EXERCISE PROMPT
Copy each line below exactly and leave the pictures out.

MATERIAL FOR THIS EXERCISE

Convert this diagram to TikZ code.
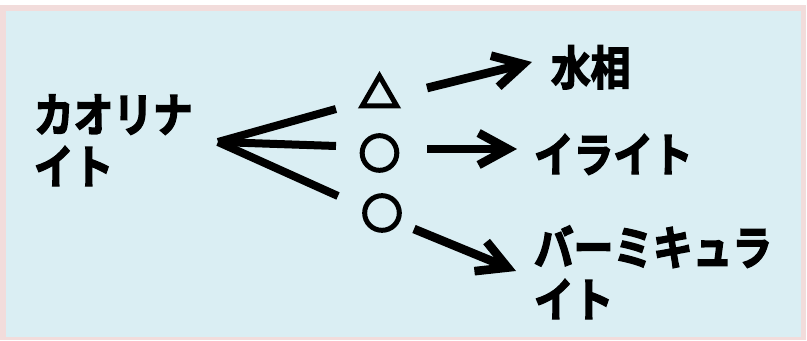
\documentclass[tikz,border=0pt]{standalone}
\usepackage{fontspec}
\newfontfamily\jp{Noto Sans CJK JP Bold}[FakeBold=3,FakeStretch=0.85]
\usetikzlibrary{arrows.meta,shapes.geometric}
\definecolor{bgblue}{HTML}{DAEEF3}
\definecolor{bdpink}{HTML}{F2DCDB}
\begin{document}
\begin{tikzpicture}[x=0.75pt,y=-0.75pt,
  lbl/.style={font=\jp\fontsize{35pt}{39pt}\selectfont, inner sep=0pt, outer sep=0pt, anchor=base west, align=left},
  fanline/.style={line width=6pt},
  arr/.style={line width=6.5pt, -{Straight Barb[length=22pt,width=24pt]}},
  sym/.style={draw, line width=3.75pt, inner sep=0pt, outer sep=0pt}]
\fill[white] (0,0) rectangle (807,341);
\useasboundingbox (0,0) rectangle (807,341);
\fill[bdpink] (0,5) rectangle (806,340);
\fill[bgblue] (6,11) rectangle (801,337);
% labels (base = baseline of last line)
\node[lbl] (kao) at (34,184) {カオリナ\\イト};
\node[lbl] (sui) at (551,85) {水相};
\node[lbl] (ill) at (534,172) {イライト};
\node[lbl] (ver) at (534,317) {バーミキュラ\\イト};
% symbols
\node[sym, regular polygon, regular polygon sides=3, minimum size=30pt] (tri) at (379.5,96) {};
\node[sym, circle, minimum size=26pt] (c1) at (379.5,153) {};
\node[sym, circle, minimum size=26pt] (c2) at (382,213) {};
% fan
\coordinate (apex) at (218,142);
\coordinate (f1) at (336,109);
\coordinate (f2) at (336,146);
\coordinate (f3) at (338,196);
\draw[fanline] (apex) -- (f1);
\draw[fanline] (apex) -- (f2);
\draw[fanline] (apex) -- (f3);
% arrows
\coordinate (a1s) at (427,88);
\coordinate (a1e) at (532,62);
\coordinate (a2s) at (427,149);
\coordinate (a2e) at (517,149);
\coordinate (a3s) at (414,229);
\coordinate (a3e) at (516,271);
\draw[arr] (a1s) -- (a1e);
\draw[arr] (a2s) -- (a2e);
\draw[arr] (a3s) -- (a3e);
\end{tikzpicture}
\end{document}
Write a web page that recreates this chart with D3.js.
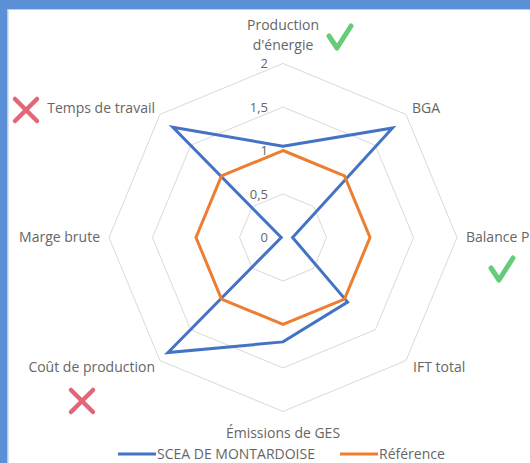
<!DOCTYPE html>
<html>
<head>
<meta charset="utf-8">
<script src="https://cdn.jsdelivr.net/npm/d3@7"></script>
<style>
  html, body { margin: 0; padding: 0; background: #fff; overflow: hidden; }
  svg { display: block; }
  text { font-family: "Open Sans", Lato, sans-serif; fill: #666666; }
</style>
</head>
<body>
<div id="chart"></div>
<script>
// ---- data ----
const axes = ["Production d'énergie", "BGA", "Balance P", "IFT total", "Émissions de GES", "Coût de production", "Marge brute", "Temps de travail"];
const seriesNames = ["SCEA DE MONTARDOISE", "Référence"];
const scea = [1.05, 1.78, 0.11, 1.05, 1.2, 1.87, 0.02, 1.79];
const reference = [1, 1, 1, 1, 1, 1, 1, 1];
const ticks = [0, 0.5, 1, 1.5, 2];
const tickLabels = ["0", "0,5", "1", "1,5", "2"];
const goodAxes = ["Production d'énergie", "Balance P"];
const badAxes = ["Temps de travail", "Coût de production"];

const W = 530, H = 463;
const cx = 283, cy = 237.5, R = 174;
const colors = ["#4472c4", "#ed7d31"];

const svg = d3.select("#chart").append("svg").attr("width", W).attr("height", H);

// frame
svg.append("rect").attr("x", 0).attr("y", 0).attr("width", W).attr("height", H).attr("fill", "#fff");
svg.append("rect").attr("x", 0).attr("y", 0).attr("width", W).attr("height", 9).attr("fill", "#5b8fd6");
svg.append("rect").attr("x", 0).attr("y", 0).attr("width", 7.5).attr("height", H).attr("fill", "#5b8fd6");
svg.append("line").attr("x1", 8).attr("x2", W).attr("y1", 9.5).attr("y2", 9.5).attr("stroke", "#b5cdef").attr("stroke-width", 1);
svg.append("line").attr("x1", 8).attr("x2", 8).attr("y1", 9).attr("y2", H).attr("stroke", "#b5cdef").attr("stroke-width", 1);

const r = d3.scaleLinear().domain([0, 2]).range([0, R]);
const angle = d3.scalePoint().domain(axes).range([0, 2 * Math.PI * (axes.length - 1) / axes.length]);

const g = svg.append("g").attr("transform", `translate(${cx},${cy})`);

const radial = d3.lineRadial().angle((d, i) => angle(axes[i])).radius(d => r(d)).curve(d3.curveLinearClosed);

// grid rings
ticks.filter(t => t > 0).forEach(t => {
  g.append("path").attr("d", radial(axes.map(() => t)))
    .attr("fill", "none").attr("stroke", "#d9d9d9").attr("stroke-width", 1);
});

// tick labels
ticks.forEach((t, i) => {
  g.append("text").attr("x", -15).attr("y", -r(t)).attr("dy", "0.35em")
    .attr("text-anchor", "end").style("font-size", "13px").text(tickLabels[i]);
});

// series
[scea, reference].forEach((vals, si) => {
  g.append("path").attr("d", radial(vals))
    .attr("fill", "none").attr("stroke", colors[si]).attr("stroke-width", 3)
    .attr("stroke-linejoin", "miter");
});

// axis labels
const labelPos = {
  "Production d'énergie": { x: 283, y: 25, anchor: "middle", lines: ["Production", "d'énergie"] },
  "BGA": { x: 412, y: 108, anchor: "start" },
  "Balance P": { x: 466, y: 237, anchor: "start" },
  "IFT total": { x: 413, y: 367, anchor: "start" },
  "Émissions de GES": { x: 283, y: 433, anchor: "middle" },
  "Coût de production": { x: 155, y: 367, anchor: "end" },
  "Marge brute": { x: 100, y: 237, anchor: "end" },
  "Temps de travail": { x: 155, y: 108, anchor: "end" }
};
axes.forEach(a => {
  const p = labelPos[a];
  const lines = p.lines || [a];
  const t = svg.append("text").attr("text-anchor", p.anchor).style("font-size", "14px");
  lines.forEach((l, i) => {
    t.append("tspan").attr("x", p.x).attr("y", p.y + i * 20).attr("dy", "0.35em").text(l);
  });
});

// icons
const iconPos = {
  "Production d'énergie": [340, 38],
  "Balance P": [502, 270],
  "Temps de travail": [26, 110],
  "Coût de production": [82, 401]
};
goodAxes.forEach(a => {
  const [x, y] = iconPos[a];
  svg.append("path").attr("d", `M${x - 11},${y - 2} L${x - 3},${y + 10} L${x + 11},${y - 12}`)
    .attr("fill", "none").attr("stroke", "#66cc7a").attr("stroke-width", 5)
    .attr("stroke-linecap", "round").attr("stroke-linejoin", "round");
});
badAxes.forEach(a => {
  const [x, y] = iconPos[a];
  svg.append("path").attr("d", `M${x - 11},${y - 11} L${x + 11},${y + 11} M${x + 11},${y - 11} L${x - 11},${y + 11}`)
    .attr("fill", "none").attr("stroke", "#e36677").attr("stroke-width", 4.5)
    .attr("stroke-linecap", "round");
});

// legend
const legendX = [118, 340];
seriesNames.forEach((n, i) => {
  const lg = svg.append("g").attr("transform", `translate(${legendX[i]},454)`);
  lg.append("line").attr("x1", 0).attr("x2", 38).attr("y1", 0).attr("y2", 0)
    .attr("stroke", colors[i]).attr("stroke-width", 3);
  lg.append("text").attr("x", 39).attr("dy", "0.35em").style("font-size", "14px").text(n);
});
</script>
</body>
</html>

COMPLETE ANSWER
Convert this diagram to TikZ code.
\documentclass[tikz,border=0pt]{standalone}
\usepackage{fontspec}
\newfontfamily\jp{Noto Sans CJK JP Bold}[FakeBold=3,FakeStretch=0.85]
\usetikzlibrary{arrows.meta,shapes.geometric}
\definecolor{bgblue}{HTML}{DAEEF3}
\definecolor{bdpink}{HTML}{F2DCDB}
\begin{document}
\begin{tikzpicture}[x=0.75pt,y=-0.75pt,
  lbl/.style={font=\jp\fontsize{35pt}{39pt}\selectfont, inner sep=0pt, outer sep=0pt, anchor=base west, align=left},
  fanline/.style={line width=6pt},
  arr/.style={line width=6.5pt, -{Straight Barb[length=22pt,width=24pt]}},
  sym/.style={draw, line width=3.75pt, inner sep=0pt, outer sep=0pt}]
\fill[white] (0,0) rectangle (807,341);
\useasboundingbox (0,0) rectangle (807,341);
\fill[bdpink] (0,5) rectangle (806,340);
\fill[bgblue] (6,11) rectangle (801,337);
% labels (base = baseline of last line)
\node[lbl] (kao) at (34,184) {カオリナ\\イト};
\node[lbl] (sui) at (551,85) {水相};
\node[lbl] (ill) at (534,172) {イライト};
\node[lbl] (ver) at (534,317) {バーミキュラ\\イト};
% symbols
\node[sym, regular polygon, regular polygon sides=3, minimum size=30pt] (tri) at (379.5,96) {};
\node[sym, circle, minimum size=26pt] (c1) at (379.5,153) {};
\node[sym, circle, minimum size=26pt] (c2) at (382,213) {};
% fan
\coordinate (apex) at (218,142);
\coordinate (f1) at (336,109);
\coordinate (f2) at (336,146);
\coordinate (f3) at (338,196);
\draw[fanline] (apex) -- (f1);
\draw[fanline] (apex) -- (f2);
\draw[fanline] (apex) -- (f3);
% arrows
\coordinate (a1s) at (427,88);
\coordinate (a1e) at (532,62);
\coordinate (a2s) at (427,149);
\coordinate (a2e) at (517,149);
\coordinate (a3s) at (414,229);
\coordinate (a3e) at (516,271);
\draw[arr] (a1s) -- (a1e);
\draw[arr] (a2s) -- (a2e);
\draw[arr] (a3s) -- (a3e);
\end{tikzpicture}
\end{document}
Write a web page that recreates this chart with D3.js.
<!DOCTYPE html>
<html>
<head>
<meta charset="utf-8">
<script src="https://cdn.jsdelivr.net/npm/d3@7"></script>
<style>
  html, body { margin: 0; padding: 0; background: #fff; overflow: hidden; }
  svg { display: block; }
  text { font-family: "Open Sans", Lato, sans-serif; fill: #666666; }
</style>
</head>
<body>
<div id="chart"></div>
<script>
// ---- data ----
const axes = ["Production d'énergie", "BGA", "Balance P", "IFT total", "Émissions de GES", "Coût de production", "Marge brute", "Temps de travail"];
const seriesNames = ["SCEA DE MONTARDOISE", "Référence"];
const scea = [1.05, 1.78, 0.11, 1.05, 1.2, 1.87, 0.02, 1.79];
const reference = [1, 1, 1, 1, 1, 1, 1, 1];
const ticks = [0, 0.5, 1, 1.5, 2];
const tickLabels = ["0", "0,5", "1", "1,5", "2"];
const goodAxes = ["Production d'énergie", "Balance P"];
const badAxes = ["Temps de travail", "Coût de production"];

const W = 530, H = 463;
const cx = 283, cy = 237.5, R = 174;
const colors = ["#4472c4", "#ed7d31"];

const svg = d3.select("#chart").append("svg").attr("width", W).attr("height", H);

// frame
svg.append("rect").attr("x", 0).attr("y", 0).attr("width", W).attr("height", H).attr("fill", "#fff");
svg.append("rect").attr("x", 0).attr("y", 0).attr("width", W).attr("height", 9).attr("fill", "#5b8fd6");
svg.append("rect").attr("x", 0).attr("y", 0).attr("width", 7.5).attr("height", H).attr("fill", "#5b8fd6");
svg.append("line").attr("x1", 8).attr("x2", W).attr("y1", 9.5).attr("y2", 9.5).attr("stroke", "#b5cdef").attr("stroke-width", 1);
svg.append("line").attr("x1", 8).attr("x2", 8).attr("y1", 9).attr("y2", H).attr("stroke", "#b5cdef").attr("stroke-width", 1);

const r = d3.scaleLinear().domain([0, 2]).range([0, R]);
const angle = d3.scalePoint().domain(axes).range([0, 2 * Math.PI * (axes.length - 1) / axes.length]);

const g = svg.append("g").attr("transform", `translate(${cx},${cy})`);

const radial = d3.lineRadial().angle((d, i) => angle(axes[i])).radius(d => r(d)).curve(d3.curveLinearClosed);

// grid rings
ticks.filter(t => t > 0).forEach(t => {
  g.append("path").attr("d", radial(axes.map(() => t)))
    .attr("fill", "none").attr("stroke", "#d9d9d9").attr("stroke-width", 1);
});

// tick labels
ticks.forEach((t, i) => {
  g.append("text").attr("x", -15).attr("y", -r(t)).attr("dy", "0.35em")
    .attr("text-anchor", "end").style("font-size", "13px").text(tickLabels[i]);
});

// series
[scea, reference].forEach((vals, si) => {
  g.append("path").attr("d", radial(vals))
    .attr("fill", "none").attr("stroke", colors[si]).attr("stroke-width", 3)
    .attr("stroke-linejoin", "miter");
});

// axis labels
const labelPos = {
  "Production d'énergie": { x: 283, y: 25, anchor: "middle", lines: ["Production", "d'énergie"] },
  "BGA": { x: 412, y: 108, anchor: "start" },
  "Balance P": { x: 466, y: 237, anchor: "start" },
  "IFT total": { x: 413, y: 367, anchor: "start" },
  "Émissions de GES": { x: 283, y: 433, anchor: "middle" },
  "Coût de production": { x: 155, y: 367, anchor: "end" },
  "Marge brute": { x: 100, y: 237, anchor: "end" },
  "Temps de travail": { x: 155, y: 108, anchor: "end" }
};
axes.forEach(a => {
  const p = labelPos[a];
  const lines = p.lines || [a];
  const t = svg.append("text").attr("text-anchor", p.anchor).style("font-size", "14px");
  lines.forEach((l, i) => {
    t.append("tspan").attr("x", p.x).attr("y", p.y + i * 20).attr("dy", "0.35em").text(l);
  });
});

// icons
const iconPos = {
  "Production d'énergie": [340, 38],
  "Balance P": [502, 270],
  "Temps de travail": [26, 110],
  "Coût de production": [82, 401]
};
goodAxes.forEach(a => {
  const [x, y] = iconPos[a];
  svg.append("path").attr("d", `M${x - 11},${y - 2} L${x - 3},${y + 10} L${x + 11},${y - 12}`)
    .attr("fill", "none").attr("stroke", "#66cc7a").attr("stroke-width", 5)
    .attr("stroke-linecap", "round").attr("stroke-linejoin", "round");
});
badAxes.forEach(a => {
  const [x, y] = iconPos[a];
  svg.append("path").attr("d", `M${x - 11},${y - 11} L${x + 11},${y + 11} M${x + 11},${y - 11} L${x - 11},${y + 11}`)
    .attr("fill", "none").attr("stroke", "#e36677").attr("stroke-width", 4.5)
    .attr("stroke-linecap", "round");
});

// legend
const legendX = [118, 340];
seriesNames.forEach((n, i) => {
  const lg = svg.append("g").attr("transform", `translate(${legendX[i]},454)`);
  lg.append("line").attr("x1", 0).attr("x2", 38).attr("y1", 0).attr("y2", 0)
    .attr("stroke", colors[i]).attr("stroke-width", 3);
  lg.append("text").attr("x", 39).attr("dy", "0.35em").style("font-size", "14px").text(n);
});
</script>
</body>
</html>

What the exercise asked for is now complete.